Monday, June 13, 2011

Going For Broke - The Ballard Paradigm?

We all either know people who have done this, or are people who have done this.  People who bought more house than they could afford.  People who cranked their credit cards up to the max and then went out and got more credit cards.  People who, since the economic downturn, have felt the full force of debt on their shoulders.

The Ballard administration has all the markings of such folks.  But, they also appear not to care to alter their ways in face of the new economic realities.

They have sold assets that could have been a source of revenue for generations to come.  They have made sweetheart deals with well connected developers and companies where few of the plans' details work to the benefit of the public and the taxpayers.  They cursed the previous administration, then outdid it in debt creation.

Now, they are proposing four new TIF districts - with few details yet known.  They are only saying that these areas were chosen because they may be future transportation hubs.  They are proposing to extend the biotech corridor further west on 16th Street and turn old Bush Stadium into apartments - again few details yet known.  The City has been busy trying to woo neighbors onto their bandwagon.

It is possible that these projects are beneficial and should receive wide support.  But, given the Ballard administration's proclivity for withholding pertinent financial details from the Council, the MDC, and the public and given their seeming inability to craft deals that actually benefit the public, a wise approach is to wait and see what the details really are.

How big a catchment area will be needed for each TIF district?  What types of projects will be funded?  What other collateral will be needed besides future tax revenues to underpin any bonds?  Who will the developer be?  Are they campaign donors or well connected individual firms?  Why can't they fund their projects without public subsidies?  How will any projects act as catalysts for future, private, investment?  How many city services will be required for the new development areas and how will those extra expenses be paid for?  Will the creation of the TIF district include language limiting its future uses and set a date certain by which the TIF will be retired?  Could the City craft a TIF district whereby only City/County taxes are redirected and where ALL future taxes that normally would flow to schools and township government continue to do so?

And, last but not least --  How much debt is going to be generated?  How much debt do we already have in Marion County? 

I can tell you that every neighborhood in Marion County feels that they have been left behind.  One would assume that, should these areas actually become future transportation hubs, that change alone would spur private development without the prior assistance of public dollars. 

But, all in all, as we have see time and time again with this administration - the devil is in the details.  Details that they do not want to disclose yet.  So, we will wait and as firm information is available, it will be discussed in this blog and hopefully all across Marion County.


Nicolas Martin said...

Ballard and "people who bought more house than they could afford" are merely practitioners of Keynesian economics. It's not debt, it's "investment."

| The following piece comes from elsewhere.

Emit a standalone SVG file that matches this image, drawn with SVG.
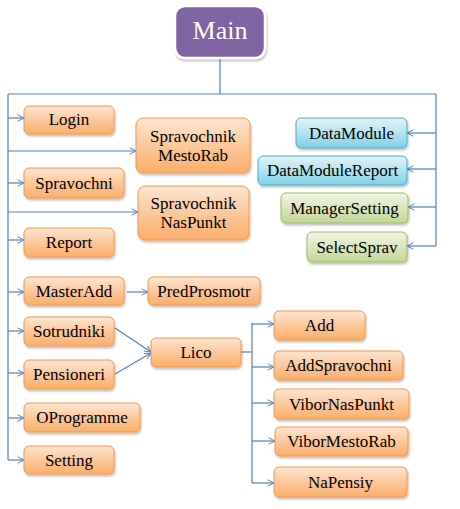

If people like the editor of this blog believe that bologna at the federal level, then why not at the local and personal levels?

Citizen Kane said...

Anything that any party does that has nothing to do with providing basic services is merely a transfer of wealth from the masses to a few.

These purported transportation hubs can not exist without even more massive transfers of wealth from the "unigoved" suburbs to these inner-city areas that are dependent upon local, state and federal funds (transfer of wealth) to create projects that do not address problems, only mask them and move them elsewhere.

People from every economic class continually come to the government for handouts - some are okay with crumbs, but a selected few hold out for the big paydays.

If these projects were so great and worthwhile, someone would build them, without subsidy. These areas were abandoned unfortunately because of perverse policies that encourage sprawl development and a transfer of development costs from the developers to the general public (Read the last two chapters of "How the Economy was Lost" by Paul Craig Roberts.

It is a big game whereby unless your a player, you automatically lose.